You’re picking someone up at the airport. You’ve checked the status of the flight online, you’ve arrived at the terminal right on time, but your person is not standing there on the curb at the ready. Curbside parking, of course, is not allowed, and arms waive you off emphatically at the mere flicking of your turn signal. So you drive on and circle the airport with as much restlessness as a cheetah in too small a cage, waiting for the phone call that will deliver you from this special hell. You’re in a holding pattern.
I finished my job interviews in early January. To clarify, I didn’t apply for real grown up jobs but to train for a future grown up job. I applied for pediatric residency training, which consists of three years of closely supervised hospital-based training that is a prerequisite to becoming a licensed pediatrician and practice general pediatrics. Additional years of training are needed to become a specialist, such as a pediatric cardiologist. When I explained this to my family, they said “Oh, so you have at least three more years of school then. That’s a long time to be in school.” It is not school, ok, not school. It can’t be school, because I have been in school for 27/31 years and I am done being student. Yep, that’s 5 years of college and 8 years of graduate school combined PhD and MD (graduating in 111 days, but who’s counting).
Applying for and obtaining a residency position requires more flexibility than doing the sun salutation B sequence in ashtanga yoga. Online applications, program selection, frantic email checks for interview offers, rushed email replies to secure interview days, travel arrangements, and finding the suit, the one that is just a shade of grey sharper than the dozen others on the rack. Then, the airports, the cabs, friends’ couches, three separate alarm clocks, retelling your life story over and over, free lunches, intimidating interviews, and uplifting conversations. And then … nothing. At the end of interview season, which is mid to late january for most medical students, everything comes to a screeching halt. Match Day, the famous/infamous day when all medical students find their “match”, the hospital/program where they will train for a few years, isn’t until March 15. Rank lists, fervent prayers where each applicant ranks the programs they interviewed with from top favorite to least favorite, aren’t due until February 20. And so there is a lull. A long, anxiety-inducing lull.
This is week 3 of being on hold. I actually have plenty to occupy myself: study for the USMLE Step 2 (I can’t match if I don’t pass that – stressful much?), finish a research project (it was due last August), and put my rank list together (not even close). But instead I looked for fun things to do: produce a play, color my hair with an expired box of hair dye, have lunch dates, and sleep. Funny thing though, none of those fun and not-so-fun things are helping quiet the unnerving feeling that my life is on hold (where will I match? will I match at all – there are guarantees?). But this morning I met Kid President and got served a healthy pep talk about life.

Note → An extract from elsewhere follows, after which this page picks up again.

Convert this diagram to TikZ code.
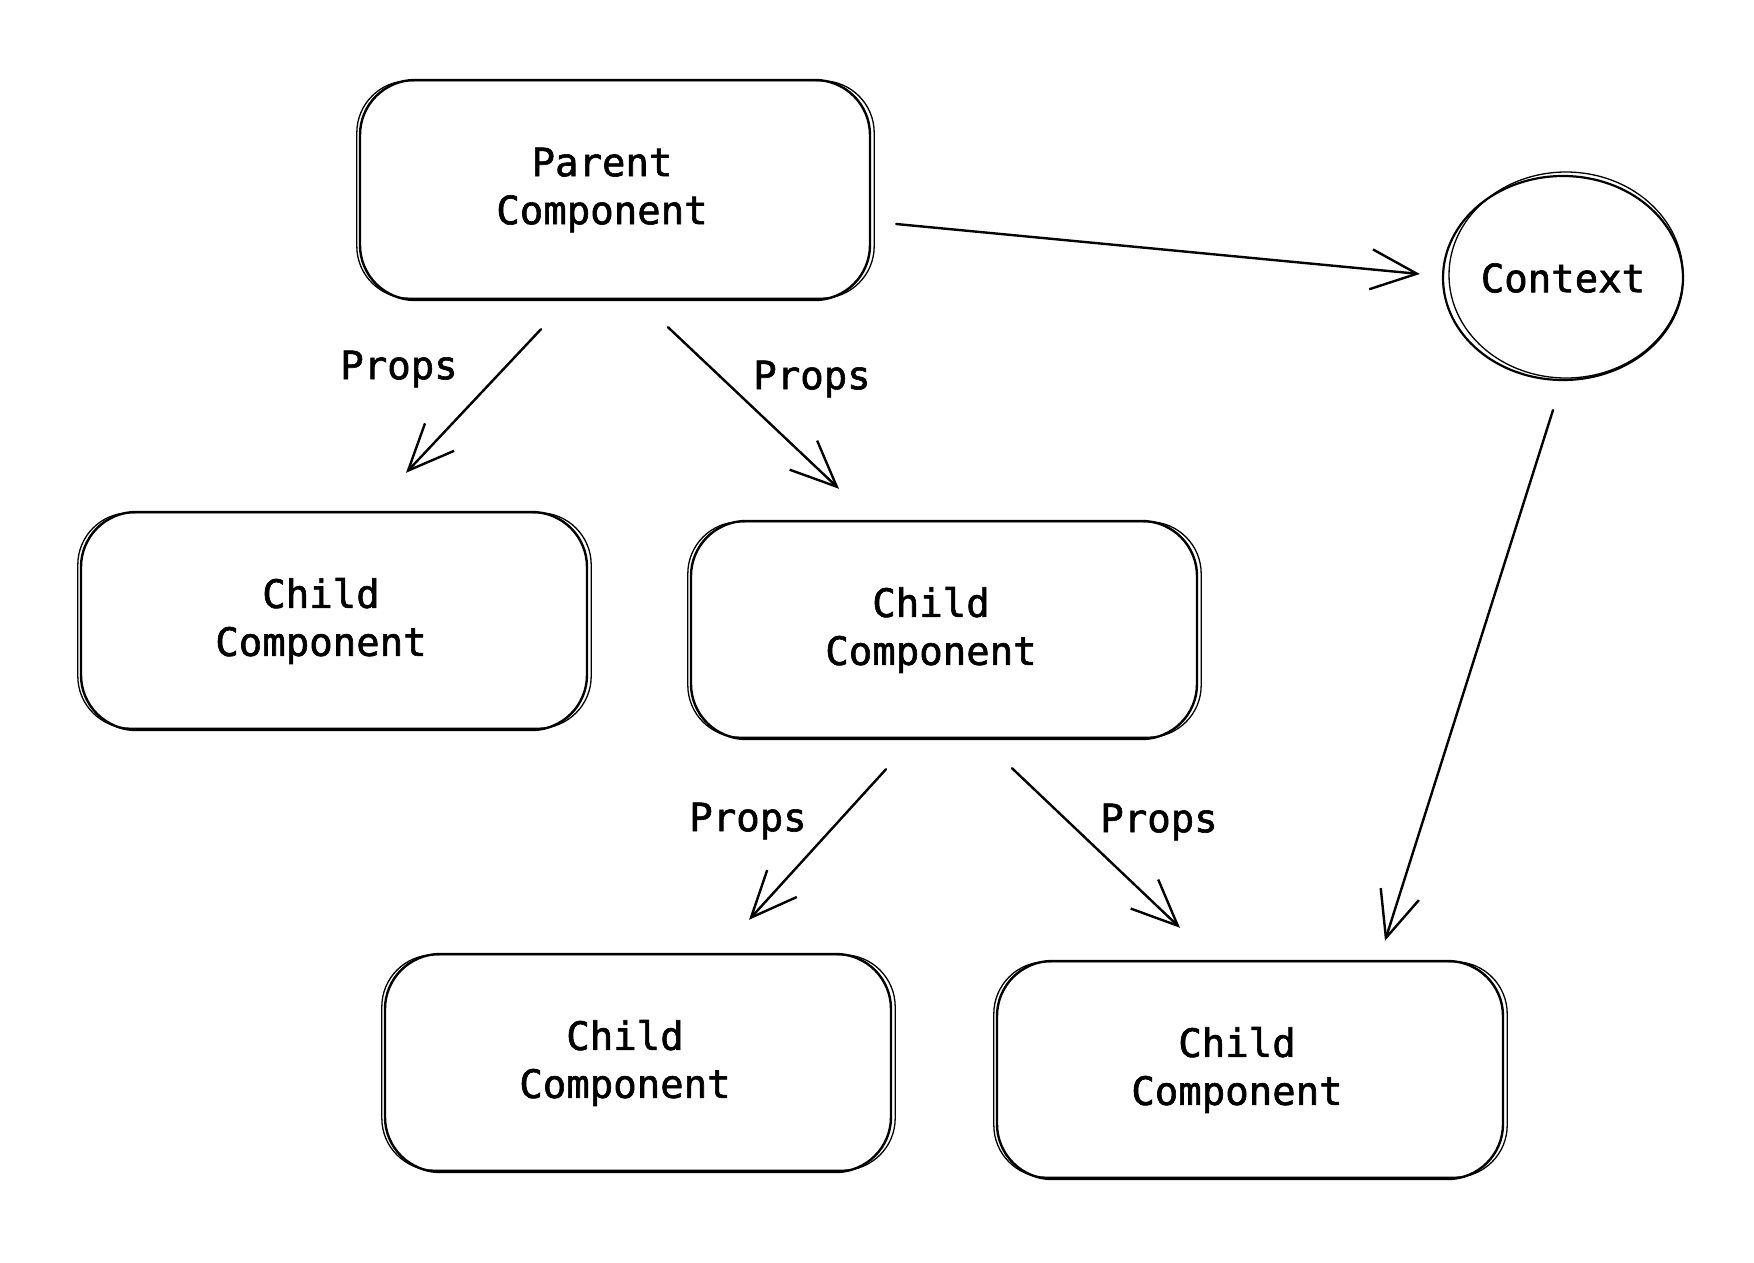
\documentclass[tikz,border=0pt]{standalone}
\usepackage{fontspec}
\newfontfamily\skfont[FakeBold=1.6]{DejaVu Sans Mono}
\usetikzlibrary{arrows.meta,shapes.geometric,calc}
\newcommand{\lpad}[1]{#1\hspace*{26pt}}
\begin{document}
\begin{tikzpicture}[x=1pt,y=-1pt,
  txt/.style={font=\fontsize{39}{48}\selectfont\skfont, align=center},
  comp/.style={txt, draw=black, line width=2.4pt, rounded corners=55pt,
     minimum width=506pt, minimum height=218pt, inner sep=0pt},
  ctxshape/.style={txt, ellipse, draw=black, line width=2.2pt,
     minimum width=240pt, minimum height=204pt, inner sep=0pt},
  sketch/.style={draw=black, line width=1.3pt},
  arr/.style={draw=black, line width=2.4pt, line cap=round,
     -{Straight Barb[length=46pt, width=40pt, line width=2.4pt]}},
  lbl/.style={txt}
]
\useasboundingbox[fill=white] (0,0) rectangle (1754,1262);

% nodes
\node[comp, minimum width=510pt, minimum height=220pt] (p) at (615,190) {\lpad{Parent}\\\lpad{Component}};
\node[comp] (c1) at (334,621) {\lpad{Child}\\\lpad{Component}};
\node[comp] (c2) at (944,630) {\lpad{Child}\\\lpad{Component}};
\node[comp] (c3) at (638,1063) {\lpad{Child}\\\lpad{Component}};
\node[comp] (c4) at (1250,1070) {\lpad{Child}\\\lpad{Component}};
\node[ctxshape] (ctx) at (1563,278) {Context};

% sketchy second strokes
\foreach \n in {p,c1,c2,c3,c4}{
  \draw[sketch, rounded corners=52pt] ($(\n.south west)+(-2,-3)$) rectangle ($(\n.north east)+(3,2)$);
}
\draw[sketch] ($(ctx.center)+(3,-3)$) ellipse [x radius=117, y radius=103];

% connectors
\draw[arr] ($(p.east)+(25,34)$) -- ($(ctx.west)+(-22,-4)$);
\draw[arr] ($(p.south)+(-74,28)$) -- ($(c1.north)+(72,-38)$);
\draw[arr] ($(p.south)+(53,26)$) -- ($(c2.north)+(-105,-31)$);
\draw[arr] ($(c2.south)+(-58,29)$) -- ($(c3.north)+(111,-33)$);
\draw[arr] ($(c2.south)+(68,28)$) -- ($(c4.north)+(-70,-32)$);
\draw[arr] ($(ctx.south)+(-10,29)$) -- ($(c4.north)+(135,-19)$);

% labels
\node[lbl] (l1) at (399,369) {Props};
\node[lbl] (l2) at (812,379) {Props};
\node[lbl] (l3) at (748,821) {Props};
\node[lbl] (l4) at (1159,822) {Props};
\end{tikzpicture}
\end{document}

“This is life, people. We’ve got a heart beat. That means it’s time to do something.”
I get it. For me, it’s time to be in a holding pattern. To suck it up and make peace with it. To make the most of it. For one, because in a few months I will be working my ass off, creating a new life in a new city and making new friends, so the extra sleep now is most welcome. But mostly because it is part of the process. And because it’s ok!!! It’s ok to feel unsettled and seriously dislike it. It doesn’t mean that all of life has to be paused.
So today I am writing and sitting in the sun on this unbelievably sunny and warm January day. How do you like that, Kid President? I’m doing something!
Holding patterns: we may not like them, but there may be a good reason why it’s not quite time to dock at the curb and move forward.